Dopo il derby sono piombati sul cielo dell’Inter una serie di opinioni trancianti, figlie di risultati che, nonostante il gioco espresso, hanno dimezzato il valore della prestazione e fornito un carico di rabbia per l’occasione persa.
Il pareggio secondo la stampa nazionale ha più il sapore di una vittoria rossonera, la pendenza dell’orientamento va nella direzione del Milan per una somma di ragioni non esattamente obiettive.

Quando una squadra è prima in classifica si santifica ogni indizio che possa certificare il merito di quella posizione, perciò è tutto subordinato ad un piano di pensiero.
L’Inter ha giocato meglio, ha avuto tre occasioni clamorose davanti al portiere fallite da Lautaro, Vidal e Barella, ha sbagliato un calcio di rigore, la stessa stampa nazionale ha espresso concetti in prima pagina nei quali si dichiarava quanti rimpianti dovesse avere l’Inter e come il Milan l’avesse scampata, tirando fuori dal cassetto la consueta frase bicchiere mezzo vuoto o pieno.
Col passare delle ore la questione è poi stata bilanciata, con opinionisti che hanno persino dato una vittoria ai punti al Milan e il giorno dopo si è data l’attestazione di merito, il certificato di “anno buono” per un pareggio che avrebbe mostrato la qualità del Milan, mentre dell’Inter è stato sollevato un surreale problema dell’attacco, il quale per chi tira fuori la questione vive come un dettaglio che sia il migliore del campionato (29 gol fatti contro i 26 del Milan).
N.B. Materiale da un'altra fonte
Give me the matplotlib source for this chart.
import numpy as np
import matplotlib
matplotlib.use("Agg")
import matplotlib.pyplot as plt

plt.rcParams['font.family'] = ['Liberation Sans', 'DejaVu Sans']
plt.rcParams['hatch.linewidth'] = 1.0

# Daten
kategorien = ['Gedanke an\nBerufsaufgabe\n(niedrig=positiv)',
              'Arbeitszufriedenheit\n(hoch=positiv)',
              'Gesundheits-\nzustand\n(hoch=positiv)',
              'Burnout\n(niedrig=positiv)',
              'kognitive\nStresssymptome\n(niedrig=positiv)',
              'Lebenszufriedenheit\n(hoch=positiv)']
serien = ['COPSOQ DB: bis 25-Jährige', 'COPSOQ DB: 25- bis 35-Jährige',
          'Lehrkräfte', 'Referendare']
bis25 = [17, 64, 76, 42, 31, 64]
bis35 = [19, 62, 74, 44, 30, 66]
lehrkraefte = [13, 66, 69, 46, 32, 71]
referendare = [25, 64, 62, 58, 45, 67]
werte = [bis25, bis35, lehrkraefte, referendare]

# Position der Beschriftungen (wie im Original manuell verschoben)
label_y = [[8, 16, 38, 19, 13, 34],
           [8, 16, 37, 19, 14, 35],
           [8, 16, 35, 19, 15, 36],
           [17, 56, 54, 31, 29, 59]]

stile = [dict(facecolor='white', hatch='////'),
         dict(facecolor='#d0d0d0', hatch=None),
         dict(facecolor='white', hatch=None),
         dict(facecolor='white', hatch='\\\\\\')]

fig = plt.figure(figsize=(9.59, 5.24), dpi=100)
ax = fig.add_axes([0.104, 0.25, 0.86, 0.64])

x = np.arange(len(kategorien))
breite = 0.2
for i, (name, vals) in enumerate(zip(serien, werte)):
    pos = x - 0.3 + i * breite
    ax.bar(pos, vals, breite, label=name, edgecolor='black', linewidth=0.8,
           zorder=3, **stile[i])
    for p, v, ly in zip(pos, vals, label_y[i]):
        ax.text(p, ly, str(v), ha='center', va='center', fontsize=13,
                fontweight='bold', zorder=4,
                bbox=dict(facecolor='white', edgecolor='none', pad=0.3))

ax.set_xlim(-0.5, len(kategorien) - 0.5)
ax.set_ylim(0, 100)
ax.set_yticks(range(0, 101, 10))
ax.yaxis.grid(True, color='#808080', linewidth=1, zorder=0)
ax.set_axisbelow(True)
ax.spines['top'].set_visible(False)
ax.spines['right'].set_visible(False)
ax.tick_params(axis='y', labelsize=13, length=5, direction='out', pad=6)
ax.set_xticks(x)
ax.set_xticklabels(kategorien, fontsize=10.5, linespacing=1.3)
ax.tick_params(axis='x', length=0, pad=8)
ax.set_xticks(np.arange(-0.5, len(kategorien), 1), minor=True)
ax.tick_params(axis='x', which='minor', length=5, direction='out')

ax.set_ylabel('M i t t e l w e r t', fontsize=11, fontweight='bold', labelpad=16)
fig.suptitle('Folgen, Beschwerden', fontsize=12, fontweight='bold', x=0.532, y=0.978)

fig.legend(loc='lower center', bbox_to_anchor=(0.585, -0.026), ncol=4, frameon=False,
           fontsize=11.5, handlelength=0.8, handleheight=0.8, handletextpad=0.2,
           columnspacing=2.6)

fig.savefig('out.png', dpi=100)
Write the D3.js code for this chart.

Sembra che la questione si riduca banalmente nei risultati fin qui ottenuti e nell’attuale classifica che però non è quella definitiva. Stimo molto il progetto del Milan, già dall’inizio della scorsa stagione, e ritengo la squadra in grado di vincere lo scudetto. Questo non significa che tutto ciò che la riguarda sia unto dal Signore fino a quando è prima in classifica, e chi è dietro, qualunque cosa accada, meriti di essere lì dov’è.

Il presente dell’Inter è invece fatto di alcune considerazioni che possono aiutare a migliorarla
L’andamento della partita ha mostrato alcuni aspetti che ad un terzo della stagione sono conclamati e ci fanno tornare indietro di un anno, quando Antonio Conte in più di un’occasione si lamentava di quante occasioni venissero sprecate.

Le conclusioni sono:

1) La squadra è stata raggiunta in quattro occasioni su quattro in cui è andata in vantaggio negli scontri diretti con Atalanta, Lazio, Juventus e Milan.
2) In tutte queste sfide il rendimento è vistosamente calato negli ultimi 15 minuti, sensazione che si rafforza se aggiungiamo la partita col Real Madrid.
3) Lo spreco di occasioni dipende dal tipo di gioco e dalla mancanza di lucidità, una combinazione che l’anno scorso è stata risolta da un cambiamento nella stesura del modulo nella seconda parte della stagione.
4) Non c’è più uno “spacca partite”. Se l’Inter l’anno scorso andava in vantaggio, Lukaku e Hakimi chiudevano la gara con la loro velocità e potenza, perché si aprivano gli spazi.
Quest’anno invece per poter vincere è necessario restare concentrati fino al 90°, col risultato in bilico fino all’ultimo e senza un vero uomo a cui appoggiarsi in avanti, che è una cosa ben diversa dal non avere un attaccante capace di buttarla dentro.
5) L’Inter produce una mole di gioco importante e arriva spesso vicino alla porta avversaria ma ha bisogno della collaborazione di tutta la squadra e questo grado di intensità non riesce ad essere gestito fino in fondo, al punto che chi subentra dalla panchina (chiunque sia) fatica a mantenere lo stesso livello di gioco, l’ultimo caso lampante col Milan.
6) Il fatto che ben tre uomini (Barella, Dzeko e Bastoni) siano usciti per problemi muscolari denuncia l’evidenza di troppi impegni per giocatori spremuti da calendario e impossibilità di rinunciare a loro.

Sono temi su cui Inzaghi sta certamente riflettendo ma un altro dato è che l’Inter ha dominato a lungo la prima in classifica e se c’è una squadra che dovrebbe avere più autostima quella è l’Inter.